Sunday, June 12, 2005 // 2:12 AM
so anyway. things brought me back to my old neighbourhood today, it's. it's a speechless coincidence, it's how small things look now, to my seventeen year old eyes. i cant say again how sad i am at having left every last thing behind. the playground, the playground is different. no more sand or pale red brick, new paint on the railings. the entire section with the tire swings the red flowers all over the ground and the endless, endless mosquitoes is gone. i dont know how gone, because i couldnt very well walk over there today, how. how i would have liked to. we used to climb on that tire, hide things inside. that playground was always deserted, because of the mosquities? and every time i went there i had to carry my bike up and down the steps, stay there all afternoon. all afternoon.
i know there were people i used to hang out with then, but i have blocked out every one. i cant believe my mind can do this to me but. but it has. the only reason i know i cant have been alone was that someone used to push me on the swing, so there. certainly there was someone, lingering with me til the sky grew dark every evening. someone, someones. with me and my spray painted bike and my headfull of thoughts, bleeding wrecklessness. we were children then.
yesterday i remembered something lucid i thought at seven years old. it is a scary feeling, because that was the same me, wearing red crane earrings at chinese new year, thinking: some day i will remember this moment, this moment exactly. i do that often, i do it even now, i think: some day i will remember this exact feeling. well. well i did remember that moment, that seven year old Eleanor, but it didnt prolong it any longer, and. and things just went , things just left. i look so so different from my six year old self, even though my hairstyle is exactly the same i kid you not. but. but i dont have a child's face any more, i dont have a child's brashness. i dont have a child's thoughts but even then i had the same lucidity, and that is what scares me. in my mind i could reach all the way back into those days, and it's the same person, it's ultimately the same person. that single quality hasnt changed, like one cord that keeps all the pieces together. whatever the pieces, lucidity. lucidity has stayed with me, lucidty has been there right from the start.
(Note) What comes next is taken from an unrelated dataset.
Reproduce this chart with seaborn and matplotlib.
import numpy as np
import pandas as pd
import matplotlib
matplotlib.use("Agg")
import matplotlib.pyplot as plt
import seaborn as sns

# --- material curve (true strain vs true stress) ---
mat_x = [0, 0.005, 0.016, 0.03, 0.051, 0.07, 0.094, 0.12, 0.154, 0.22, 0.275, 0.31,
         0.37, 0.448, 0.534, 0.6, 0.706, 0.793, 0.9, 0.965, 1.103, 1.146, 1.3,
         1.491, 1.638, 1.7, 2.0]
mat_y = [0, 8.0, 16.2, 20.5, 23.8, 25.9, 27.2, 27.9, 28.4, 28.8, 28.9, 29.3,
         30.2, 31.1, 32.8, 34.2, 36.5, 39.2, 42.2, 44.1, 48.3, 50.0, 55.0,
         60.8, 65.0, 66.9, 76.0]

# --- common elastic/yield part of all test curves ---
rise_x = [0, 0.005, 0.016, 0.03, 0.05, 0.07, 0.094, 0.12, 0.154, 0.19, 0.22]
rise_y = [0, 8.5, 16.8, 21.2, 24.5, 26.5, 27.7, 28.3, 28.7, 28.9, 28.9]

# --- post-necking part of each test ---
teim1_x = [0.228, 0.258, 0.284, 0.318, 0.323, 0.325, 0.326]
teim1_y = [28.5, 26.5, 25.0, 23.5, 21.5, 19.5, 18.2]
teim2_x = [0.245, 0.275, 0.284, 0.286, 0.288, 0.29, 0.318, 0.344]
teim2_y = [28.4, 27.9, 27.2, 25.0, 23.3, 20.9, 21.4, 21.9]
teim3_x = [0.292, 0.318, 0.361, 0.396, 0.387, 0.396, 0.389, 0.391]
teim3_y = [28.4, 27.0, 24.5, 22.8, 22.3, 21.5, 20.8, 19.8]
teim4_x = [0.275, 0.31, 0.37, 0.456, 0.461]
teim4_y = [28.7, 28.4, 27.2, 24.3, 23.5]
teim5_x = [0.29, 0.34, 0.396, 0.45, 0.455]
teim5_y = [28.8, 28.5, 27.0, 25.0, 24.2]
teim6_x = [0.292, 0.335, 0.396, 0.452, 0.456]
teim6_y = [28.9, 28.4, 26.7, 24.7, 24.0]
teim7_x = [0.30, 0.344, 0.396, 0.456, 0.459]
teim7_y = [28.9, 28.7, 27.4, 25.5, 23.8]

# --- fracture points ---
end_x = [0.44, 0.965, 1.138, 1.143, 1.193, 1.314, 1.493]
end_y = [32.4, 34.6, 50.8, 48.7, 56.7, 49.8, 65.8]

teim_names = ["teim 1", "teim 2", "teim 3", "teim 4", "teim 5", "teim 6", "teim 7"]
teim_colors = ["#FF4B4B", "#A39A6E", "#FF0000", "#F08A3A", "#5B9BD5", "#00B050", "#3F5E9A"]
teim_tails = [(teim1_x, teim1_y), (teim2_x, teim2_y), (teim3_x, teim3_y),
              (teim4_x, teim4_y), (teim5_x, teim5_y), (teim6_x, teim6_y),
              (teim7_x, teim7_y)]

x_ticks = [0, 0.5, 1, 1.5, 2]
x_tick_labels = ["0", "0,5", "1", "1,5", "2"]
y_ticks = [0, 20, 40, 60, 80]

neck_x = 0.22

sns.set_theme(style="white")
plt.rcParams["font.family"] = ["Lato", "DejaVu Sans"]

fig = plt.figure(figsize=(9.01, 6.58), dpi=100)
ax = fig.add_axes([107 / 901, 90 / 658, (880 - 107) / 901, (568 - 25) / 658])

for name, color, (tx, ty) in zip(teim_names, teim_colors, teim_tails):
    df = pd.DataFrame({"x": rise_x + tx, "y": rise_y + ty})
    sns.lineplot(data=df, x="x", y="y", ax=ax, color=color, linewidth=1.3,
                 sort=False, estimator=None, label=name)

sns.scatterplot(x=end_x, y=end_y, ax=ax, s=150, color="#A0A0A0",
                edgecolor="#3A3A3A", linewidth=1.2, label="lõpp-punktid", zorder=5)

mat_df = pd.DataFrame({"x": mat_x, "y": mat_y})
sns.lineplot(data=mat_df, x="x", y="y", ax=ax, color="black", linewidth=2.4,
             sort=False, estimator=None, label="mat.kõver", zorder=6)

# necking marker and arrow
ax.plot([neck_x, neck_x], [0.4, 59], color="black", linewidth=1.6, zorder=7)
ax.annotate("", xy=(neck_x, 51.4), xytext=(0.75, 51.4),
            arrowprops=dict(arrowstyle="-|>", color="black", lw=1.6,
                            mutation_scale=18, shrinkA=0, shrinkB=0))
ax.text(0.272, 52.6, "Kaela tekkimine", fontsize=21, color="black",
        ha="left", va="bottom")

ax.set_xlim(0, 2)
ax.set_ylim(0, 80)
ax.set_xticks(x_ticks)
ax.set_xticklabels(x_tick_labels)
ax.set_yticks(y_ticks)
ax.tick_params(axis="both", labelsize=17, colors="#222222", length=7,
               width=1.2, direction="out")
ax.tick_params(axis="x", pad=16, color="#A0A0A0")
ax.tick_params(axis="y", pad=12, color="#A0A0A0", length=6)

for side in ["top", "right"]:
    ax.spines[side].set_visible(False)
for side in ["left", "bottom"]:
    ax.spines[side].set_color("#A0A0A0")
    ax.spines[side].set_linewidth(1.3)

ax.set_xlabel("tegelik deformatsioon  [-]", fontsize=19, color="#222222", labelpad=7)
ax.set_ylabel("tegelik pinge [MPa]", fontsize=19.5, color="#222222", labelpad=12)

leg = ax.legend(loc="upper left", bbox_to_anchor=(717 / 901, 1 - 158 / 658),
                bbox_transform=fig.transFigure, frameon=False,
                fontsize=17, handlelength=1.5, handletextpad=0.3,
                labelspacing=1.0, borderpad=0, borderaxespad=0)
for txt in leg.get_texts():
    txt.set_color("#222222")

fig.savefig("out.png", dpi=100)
how do i explain. i am so infinitely sad because i think my leaving was the biggest and most traumatic thing that has ever happened in my entire life. i am so infinitely sad because i think it has made the world of a difference, an absolute world. an absolute universe. i am so infinitely sad because from then on things changed and took another and more twisted path, i ceased to be a natural self. things from them on became deliberated. i twisted myself into a mess, i set a cyclone into motion. and. every year from then til now need not have happened, i could have avoided all that misery, all that misery that i brought onto myself. i dont know why the change of environment made me make up my mind about a person that i ought be, i dont think its a coincidence that i went crazy in primary four. you know i used to be a much simpler person, i used to have much simpler and happy times. eleanorho-robintan times. devoid of politicking. devoid of. every pretence, every proud idea in my mind. hello i could have been so different a person, i could have and i could have if things had happened right here, where things started, where i cant help feeling things ought to have their end.
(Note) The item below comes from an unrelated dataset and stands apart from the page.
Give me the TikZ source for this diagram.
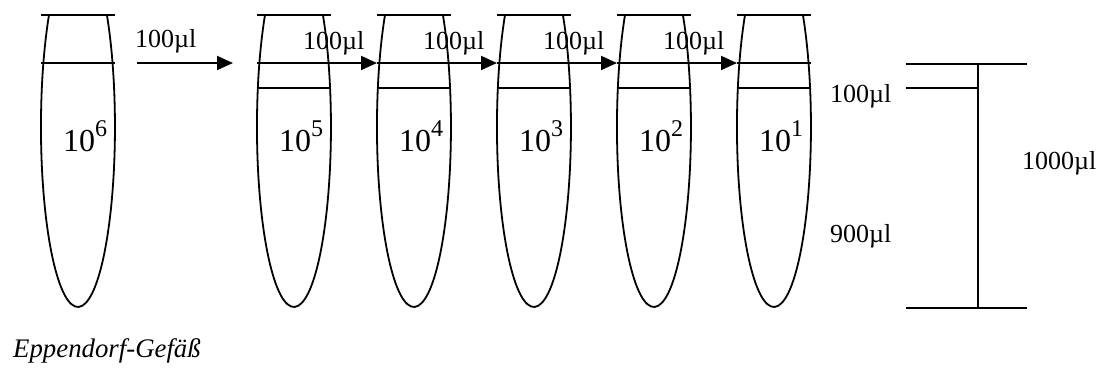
\documentclass[tikz,border=0pt]{standalone}
\usepackage{fontspec}
\setmainfont{Liberation Serif}
\usetikzlibrary{arrows.meta}
\begin{document}
\begin{tikzpicture}[x=1pt,y=1pt,
  tube/.style={line width=1.8pt},
  lvl/.style={line width=1.8pt},
  flow/.style={line width=1.8pt,-{Triangle[length=16pt,width=14pt]}},
  vol/.style={font=\fontsize{26}{30}\selectfont, inner sep=0pt, anchor=base west},
  captext/.style={font=\itshape\fontsize{26.8}{32}\selectfont, inner sep=0pt, anchor=base west},
  conc/.style={font=\fontsize{32}{38}\selectfont, inner sep=0pt, anchor=base west}]
\useasboundingbox (0,0) rectangle (1101,372);
\foreach \c/\e [count=\i] in {78/6,294/5,414/4,534/3,654/2,774/1} {
  \draw[tube] (\c-29,357) arc[start angle=141.52, end angle=398.48, x radius=37, y radius=180];
  \draw[lvl] (\c-37,357) -- (\c+37,357);
  \draw[lvl] (\c-37,309) -- (\c+37,309);
  \node[conc] (t\i) at (\c-15,220) {10\raisebox{15pt}{\fontsize{24}{24}\selectfont\e}};
  \coordinate (l\i) at (\c-37,309);
  \coordinate (r\i) at (\c+37,309);
}
\foreach \c in {294,414,534,654,774} {
  \draw[lvl] (\c-37,284) -- (\c+37,284);
}
% transfer arrows
\coordinate (s1) at (137,309);
\coordinate (e1) at (233,309);
\draw[flow] (s1) -- (e1);
\node[vol] (v1) at (135,324) {100µl};
\draw[flow] (r2) -- (l3);
\draw[flow] (r3) -- (l4);
\draw[flow] (r4) -- (l5);
\draw[flow] (r5) -- (l6);
\foreach \c [count=\i from 2] in {294,414,534,654} {
  \node[vol] (v\i) at (\c+9,322) {100µl};
}
% volume scale
\coordinate (b1) at (906,308);
\coordinate (b2) at (1027,308);
\coordinate (b3) at (906,284);
\coordinate (b4) at (978,284);
\coordinate (b5) at (906,64);
\coordinate (b6) at (1027,64);
\coordinate (vt) at (978,308);
\coordinate (vb) at (978,64);
\draw[lvl] (b1) -- (b2);
\draw[lvl] (b3) -- (b4);
\draw[lvl] (b5) -- (b6);
\draw[lvl] (vt) -- (vb);
\node[vol] (s100) at (830,269) {100µl};
\node[vol] (s900) at (830,129) {900µl};
\node[vol] (s1000) at (1022,202) {1000µl};
\node[captext] (capt) at (13,14) {Eppendorf-Gefäß};
\end{tikzpicture}
\end{document}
i dont know, to dip into my childhood. because i wonder how much of it i have blocked out, and why, why. what have i lost to my body's own defence mechanism. this is crazy, what could possibly have been so out of the ordinary. i dont know. i dont even know if i can say that i want things back, because. because i dont know what they were, what the reacquisition of knowledge is going to do to me. tell me my past doesnt matter, except from having shaped every aspect of the person that i am, the person that i am. i cant exhume you if i dont know your name, what your face looks like.
i have become a complicated person and i just cant help feeling the whole shitload of craziness could have been avoided. you could have been avoided, but you werent, and now i am. now i am everything that is wrong with me, every last bitterness that has twisted itself into the vine of my personality. i cant, i cant articulate. i know it seems like i am making such a huge deal out of things but. you have no idea how much the entire experience meant to me. it meant the world to me. it meant the world and that world was taken away and i had to find my footing with what was left. im sorry but i think that's a precocious age to be at.
it's just me and my bitterness, it's just me imagining. there could be one single source to all my throbbing sadness.